Instructions to follow
Leaving out every picture, copy the lines of the data exactly, from the first through the line containing "width=151pt,minimum height=54pt] (hdl)".

Dataset section
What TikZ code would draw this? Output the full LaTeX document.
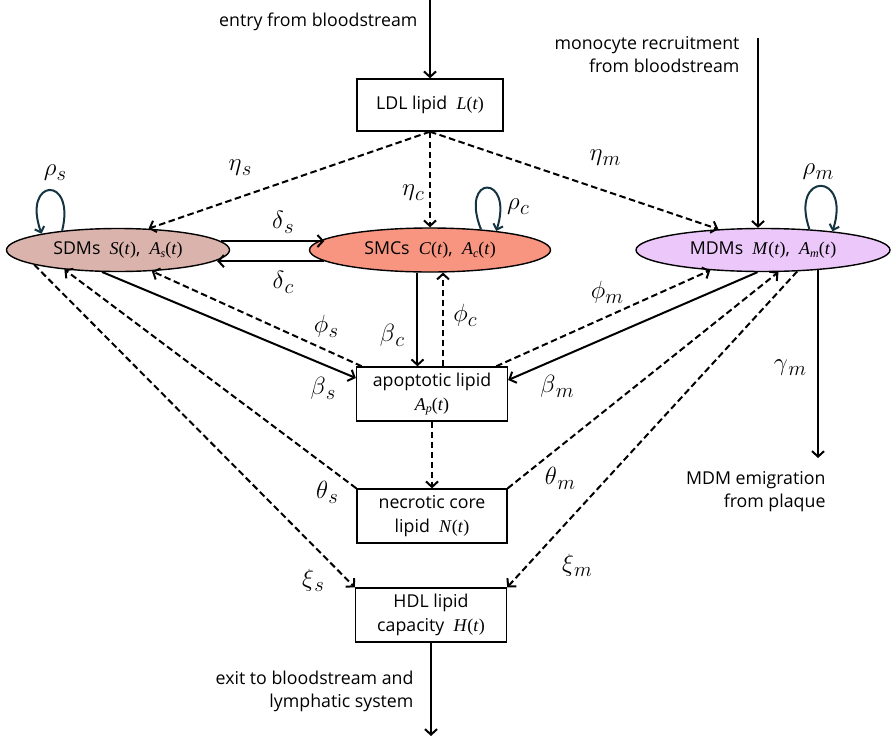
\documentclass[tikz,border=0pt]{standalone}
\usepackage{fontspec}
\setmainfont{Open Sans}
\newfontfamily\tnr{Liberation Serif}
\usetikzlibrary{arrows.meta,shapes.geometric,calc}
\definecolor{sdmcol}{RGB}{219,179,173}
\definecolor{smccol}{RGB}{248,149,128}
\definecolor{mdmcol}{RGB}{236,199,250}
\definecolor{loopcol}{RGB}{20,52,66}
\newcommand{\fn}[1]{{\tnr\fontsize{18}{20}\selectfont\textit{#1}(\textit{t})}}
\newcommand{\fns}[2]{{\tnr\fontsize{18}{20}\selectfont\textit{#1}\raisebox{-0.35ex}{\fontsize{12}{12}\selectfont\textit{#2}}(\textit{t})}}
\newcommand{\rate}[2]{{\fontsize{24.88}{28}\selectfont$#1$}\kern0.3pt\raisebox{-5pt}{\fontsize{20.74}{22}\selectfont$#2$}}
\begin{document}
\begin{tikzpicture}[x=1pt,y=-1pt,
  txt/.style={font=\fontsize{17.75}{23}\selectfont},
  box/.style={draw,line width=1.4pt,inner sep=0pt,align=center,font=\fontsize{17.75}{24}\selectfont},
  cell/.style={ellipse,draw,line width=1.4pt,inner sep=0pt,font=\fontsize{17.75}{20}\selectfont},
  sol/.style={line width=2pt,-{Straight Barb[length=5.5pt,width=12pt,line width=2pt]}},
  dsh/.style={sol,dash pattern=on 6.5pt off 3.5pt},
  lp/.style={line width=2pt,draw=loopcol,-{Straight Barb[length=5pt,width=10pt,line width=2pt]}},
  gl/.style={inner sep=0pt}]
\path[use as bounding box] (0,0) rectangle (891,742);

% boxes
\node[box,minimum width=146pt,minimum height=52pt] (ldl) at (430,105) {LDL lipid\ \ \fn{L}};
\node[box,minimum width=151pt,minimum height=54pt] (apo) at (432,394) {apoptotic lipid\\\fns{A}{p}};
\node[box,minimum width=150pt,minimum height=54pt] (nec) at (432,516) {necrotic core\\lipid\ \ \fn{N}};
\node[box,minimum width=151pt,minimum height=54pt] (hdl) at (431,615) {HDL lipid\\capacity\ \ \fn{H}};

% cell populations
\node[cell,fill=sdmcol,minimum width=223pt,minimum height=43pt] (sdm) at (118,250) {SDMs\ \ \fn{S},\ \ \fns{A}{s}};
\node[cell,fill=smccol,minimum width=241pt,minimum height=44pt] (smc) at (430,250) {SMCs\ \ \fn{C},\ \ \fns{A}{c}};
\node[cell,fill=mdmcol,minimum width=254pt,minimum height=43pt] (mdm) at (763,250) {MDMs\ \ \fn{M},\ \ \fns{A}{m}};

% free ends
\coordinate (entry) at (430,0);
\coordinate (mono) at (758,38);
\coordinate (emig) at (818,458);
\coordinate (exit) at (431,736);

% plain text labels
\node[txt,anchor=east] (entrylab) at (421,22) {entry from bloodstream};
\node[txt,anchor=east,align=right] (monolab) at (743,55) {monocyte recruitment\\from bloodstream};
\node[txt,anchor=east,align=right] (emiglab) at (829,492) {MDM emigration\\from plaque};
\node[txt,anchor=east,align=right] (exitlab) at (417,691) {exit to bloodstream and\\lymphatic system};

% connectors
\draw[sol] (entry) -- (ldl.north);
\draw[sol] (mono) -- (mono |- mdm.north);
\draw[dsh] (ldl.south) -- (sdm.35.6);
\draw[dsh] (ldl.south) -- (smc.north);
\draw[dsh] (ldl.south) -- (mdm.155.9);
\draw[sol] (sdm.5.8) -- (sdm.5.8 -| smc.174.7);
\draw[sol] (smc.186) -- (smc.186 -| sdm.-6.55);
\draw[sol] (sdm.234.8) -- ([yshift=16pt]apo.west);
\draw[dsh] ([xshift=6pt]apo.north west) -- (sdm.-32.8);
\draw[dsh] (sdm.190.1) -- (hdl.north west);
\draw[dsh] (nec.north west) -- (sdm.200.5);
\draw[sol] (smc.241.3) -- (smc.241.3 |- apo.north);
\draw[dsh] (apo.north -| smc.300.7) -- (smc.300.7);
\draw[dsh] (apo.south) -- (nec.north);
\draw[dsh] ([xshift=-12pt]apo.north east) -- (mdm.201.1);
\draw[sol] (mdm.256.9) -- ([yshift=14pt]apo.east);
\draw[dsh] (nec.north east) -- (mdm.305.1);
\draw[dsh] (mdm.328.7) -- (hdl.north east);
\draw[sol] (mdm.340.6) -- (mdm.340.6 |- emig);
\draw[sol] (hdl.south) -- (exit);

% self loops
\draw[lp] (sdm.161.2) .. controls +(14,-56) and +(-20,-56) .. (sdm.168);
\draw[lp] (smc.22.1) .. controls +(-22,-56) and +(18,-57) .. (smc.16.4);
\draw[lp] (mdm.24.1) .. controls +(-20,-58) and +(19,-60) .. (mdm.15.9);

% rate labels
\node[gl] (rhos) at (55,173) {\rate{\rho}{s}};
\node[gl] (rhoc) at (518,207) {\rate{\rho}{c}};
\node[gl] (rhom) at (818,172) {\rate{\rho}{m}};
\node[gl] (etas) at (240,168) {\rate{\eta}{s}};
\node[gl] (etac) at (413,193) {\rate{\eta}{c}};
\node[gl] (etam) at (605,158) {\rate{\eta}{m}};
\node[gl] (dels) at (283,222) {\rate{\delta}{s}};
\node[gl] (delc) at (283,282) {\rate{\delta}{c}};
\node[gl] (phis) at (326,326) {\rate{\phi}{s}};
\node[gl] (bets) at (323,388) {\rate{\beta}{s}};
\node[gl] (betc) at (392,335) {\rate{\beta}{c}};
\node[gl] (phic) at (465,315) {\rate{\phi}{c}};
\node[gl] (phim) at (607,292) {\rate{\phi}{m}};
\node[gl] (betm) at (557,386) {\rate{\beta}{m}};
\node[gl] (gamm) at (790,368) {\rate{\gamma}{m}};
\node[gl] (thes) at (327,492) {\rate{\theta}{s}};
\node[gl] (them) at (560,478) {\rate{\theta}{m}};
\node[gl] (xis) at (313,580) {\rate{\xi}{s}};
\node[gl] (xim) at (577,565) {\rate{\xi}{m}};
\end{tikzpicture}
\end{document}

Task result
What TikZ code would draw this? Output the full LaTeX document.
\documentclass[tikz,border=0pt]{standalone}
\usepackage{fontspec}
\setmainfont{Open Sans}
\newfontfamily\tnr{Liberation Serif}
\usetikzlibrary{arrows.meta,shapes.geometric,calc}
\definecolor{sdmcol}{RGB}{219,179,173}
\definecolor{smccol}{RGB}{248,149,128}
\definecolor{mdmcol}{RGB}{236,199,250}
\definecolor{loopcol}{RGB}{20,52,66}
\newcommand{\fn}[1]{{\tnr\fontsize{18}{20}\selectfont\textit{#1}(\textit{t})}}
\newcommand{\fns}[2]{{\tnr\fontsize{18}{20}\selectfont\textit{#1}\raisebox{-0.35ex}{\fontsize{12}{12}\selectfont\textit{#2}}(\textit{t})}}
\newcommand{\rate}[2]{{\fontsize{24.88}{28}\selectfont$#1$}\kern0.3pt\raisebox{-5pt}{\fontsize{20.74}{22}\selectfont$#2$}}
\begin{document}
\begin{tikzpicture}[x=1pt,y=-1pt,
  txt/.style={font=\fontsize{17.75}{23}\selectfont},
  box/.style={draw,line width=1.4pt,inner sep=0pt,align=center,font=\fontsize{17.75}{24}\selectfont},
  cell/.style={ellipse,draw,line width=1.4pt,inner sep=0pt,font=\fontsize{17.75}{20}\selectfont},
  sol/.style={line width=2pt,-{Straight Barb[length=5.5pt,width=12pt,line width=2pt]}},
  dsh/.style={sol,dash pattern=on 6.5pt off 3.5pt},
  lp/.style={line width=2pt,draw=loopcol,-{Straight Barb[length=5pt,width=10pt,line width=2pt]}},
  gl/.style={inner sep=0pt}]
\path[use as bounding box] (0,0) rectangle (891,742);

% boxes
\node[box,minimum width=146pt,minimum height=52pt] (ldl) at (430,105) {LDL lipid\ \ \fn{L}};
\node[box,minimum width=151pt,minimum height=54pt] (apo) at (432,394) {apoptotic lipid\\\fns{A}{p}};
\node[box,minimum width=150pt,minimum height=54pt] (nec) at (432,516) {necrotic core\\lipid\ \ \fn{N}};
\node[box,minimum width=151pt,minimum height=54pt] (hdl) at (431,615) {HDL lipid\\capacity\ \ \fn{H}};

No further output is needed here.